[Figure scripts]

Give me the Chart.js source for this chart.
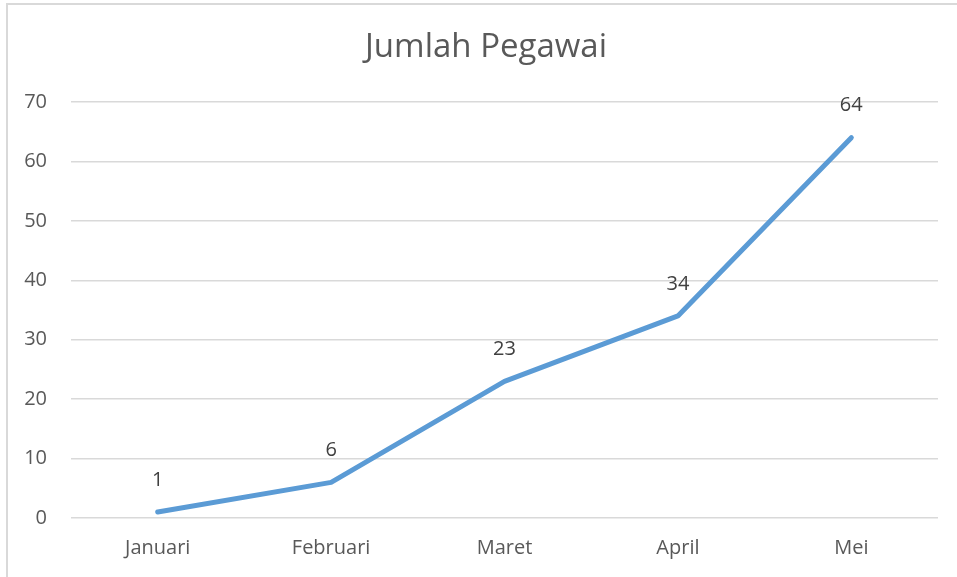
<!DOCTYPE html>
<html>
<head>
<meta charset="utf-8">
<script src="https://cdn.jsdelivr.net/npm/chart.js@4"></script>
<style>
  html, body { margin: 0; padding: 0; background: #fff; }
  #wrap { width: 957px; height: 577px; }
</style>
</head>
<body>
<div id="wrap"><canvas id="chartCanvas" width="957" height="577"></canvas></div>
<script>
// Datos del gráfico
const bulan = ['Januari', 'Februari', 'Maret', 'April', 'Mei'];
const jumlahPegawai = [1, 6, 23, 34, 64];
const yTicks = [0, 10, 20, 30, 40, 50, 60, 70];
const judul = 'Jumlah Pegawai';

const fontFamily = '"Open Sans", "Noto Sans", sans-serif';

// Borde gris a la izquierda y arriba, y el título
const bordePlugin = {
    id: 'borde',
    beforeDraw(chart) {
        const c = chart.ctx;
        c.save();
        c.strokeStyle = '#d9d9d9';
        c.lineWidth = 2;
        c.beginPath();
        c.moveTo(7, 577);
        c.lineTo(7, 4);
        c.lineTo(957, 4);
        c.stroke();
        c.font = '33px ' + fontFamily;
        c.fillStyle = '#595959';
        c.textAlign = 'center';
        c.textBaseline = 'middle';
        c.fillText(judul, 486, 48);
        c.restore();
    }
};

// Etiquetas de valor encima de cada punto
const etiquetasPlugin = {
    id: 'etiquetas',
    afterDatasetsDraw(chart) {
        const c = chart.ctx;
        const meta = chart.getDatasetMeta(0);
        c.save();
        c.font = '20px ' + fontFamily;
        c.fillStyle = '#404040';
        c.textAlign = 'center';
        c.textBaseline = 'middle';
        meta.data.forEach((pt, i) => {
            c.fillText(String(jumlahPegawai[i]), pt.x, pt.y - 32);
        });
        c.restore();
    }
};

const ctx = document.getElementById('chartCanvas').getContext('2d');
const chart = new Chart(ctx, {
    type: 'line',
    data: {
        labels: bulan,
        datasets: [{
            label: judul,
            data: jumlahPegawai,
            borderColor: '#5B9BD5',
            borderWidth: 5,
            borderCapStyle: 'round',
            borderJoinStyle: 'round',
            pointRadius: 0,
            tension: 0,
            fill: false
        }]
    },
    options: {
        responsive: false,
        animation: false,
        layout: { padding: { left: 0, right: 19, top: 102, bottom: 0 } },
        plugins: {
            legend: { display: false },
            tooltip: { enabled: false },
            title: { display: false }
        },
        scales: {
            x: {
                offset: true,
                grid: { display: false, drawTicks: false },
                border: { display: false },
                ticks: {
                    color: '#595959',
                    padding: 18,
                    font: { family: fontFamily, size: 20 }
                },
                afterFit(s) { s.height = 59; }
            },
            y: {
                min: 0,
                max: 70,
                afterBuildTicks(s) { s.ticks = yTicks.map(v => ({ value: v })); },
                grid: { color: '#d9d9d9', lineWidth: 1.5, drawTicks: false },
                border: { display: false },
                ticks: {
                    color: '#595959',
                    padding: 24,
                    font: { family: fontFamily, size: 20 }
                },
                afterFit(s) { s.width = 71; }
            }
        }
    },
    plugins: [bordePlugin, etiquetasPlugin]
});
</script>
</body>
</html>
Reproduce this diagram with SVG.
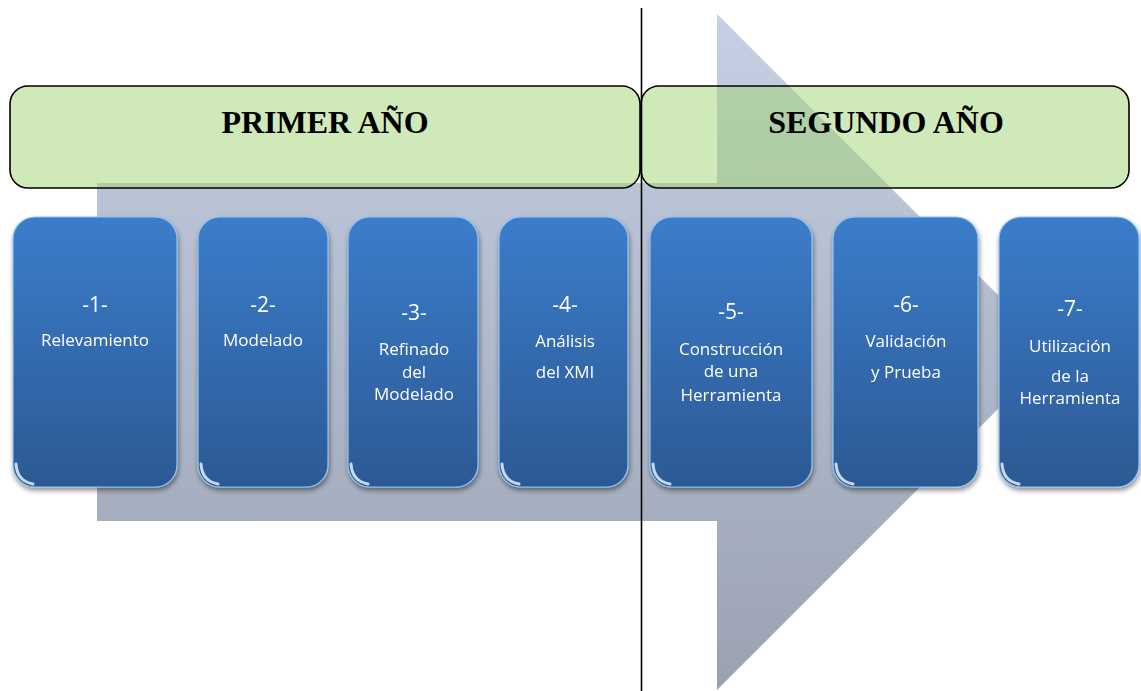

▶ TASK REQUIREMENTS:
The records above are to be reproduced exactly; the pictures are to be left out.

▶ EXERCISE OUTPUT:
Give me the Chart.js source for this chart.
<!DOCTYPE html>
<html>
<head>
<meta charset="utf-8">
<script src="https://cdn.jsdelivr.net/npm/chart.js@4"></script>
<style>
  html, body { margin: 0; padding: 0; background: #fff; }
  #wrap { width: 957px; height: 577px; }
</style>
</head>
<body>
<div id="wrap"><canvas id="chartCanvas" width="957" height="577"></canvas></div>
<script>
// Datos del gráfico
const bulan = ['Januari', 'Februari', 'Maret', 'April', 'Mei'];
const jumlahPegawai = [1, 6, 23, 34, 64];
const yTicks = [0, 10, 20, 30, 40, 50, 60, 70];
const judul = 'Jumlah Pegawai';

const fontFamily = '"Open Sans", "Noto Sans", sans-serif';

// Borde gris a la izquierda y arriba, y el título
const bordePlugin = {
    id: 'borde',
    beforeDraw(chart) {
        const c = chart.ctx;
        c.save();
        c.strokeStyle = '#d9d9d9';
        c.lineWidth = 2;
        c.beginPath();
        c.moveTo(7, 577);
        c.lineTo(7, 4);
        c.lineTo(957, 4);
        c.stroke();
        c.font = '33px ' + fontFamily;
        c.fillStyle = '#595959';
        c.textAlign = 'center';
        c.textBaseline = 'middle';
        c.fillText(judul, 486, 48);
        c.restore();
    }
};

// Etiquetas de valor encima de cada punto
const etiquetasPlugin = {
    id: 'etiquetas',
    afterDatasetsDraw(chart) {
        const c = chart.ctx;
        const meta = chart.getDatasetMeta(0);
        c.save();
        c.font = '20px ' + fontFamily;
        c.fillStyle = '#404040';
        c.textAlign = 'center';
        c.textBaseline = 'middle';
        meta.data.forEach((pt, i) => {
            c.fillText(String(jumlahPegawai[i]), pt.x, pt.y - 32);
        });
        c.restore();
    }
};

const ctx = document.getElementById('chartCanvas').getContext('2d');
const chart = new Chart(ctx, {
    type: 'line',
    data: {
        labels: bulan,
        datasets: [{
            label: judul,
            data: jumlahPegawai,
            borderColor: '#5B9BD5',
            borderWidth: 5,
            borderCapStyle: 'round',
            borderJoinStyle: 'round',
            pointRadius: 0,
            tension: 0,
            fill: false
        }]
    },
    options: {
        responsive: false,
        animation: false,
        layout: { padding: { left: 0, right: 19, top: 102, bottom: 0 } },
        plugins: {
            legend: { display: false },
            tooltip: { enabled: false },
            title: { display: false }
        },
        scales: {
            x: {
                offset: true,
                grid: { display: false, drawTicks: false },
                border: { display: false },
                ticks: {
                    color: '#595959',
                    padding: 18,
                    font: { family: fontFamily, size: 20 }
                },
                afterFit(s) { s.height = 59; }
            },
            y: {
                min: 0,
                max: 70,
                afterBuildTicks(s) { s.ticks = yTicks.map(v => ({ value: v })); },
                grid: { color: '#d9d9d9', lineWidth: 1.5, drawTicks: false },
                border: { display: false },
                ticks: {
                    color: '#595959',
                    padding: 24,
                    font: { family: fontFamily, size: 20 }
                },
                afterFit(s) { s.width = 71; }
            }
        }
    },
    plugins: [bordePlugin, etiquetasPlugin]
});
</script>
</body>
</html>
Reproduce this diagram with SVG.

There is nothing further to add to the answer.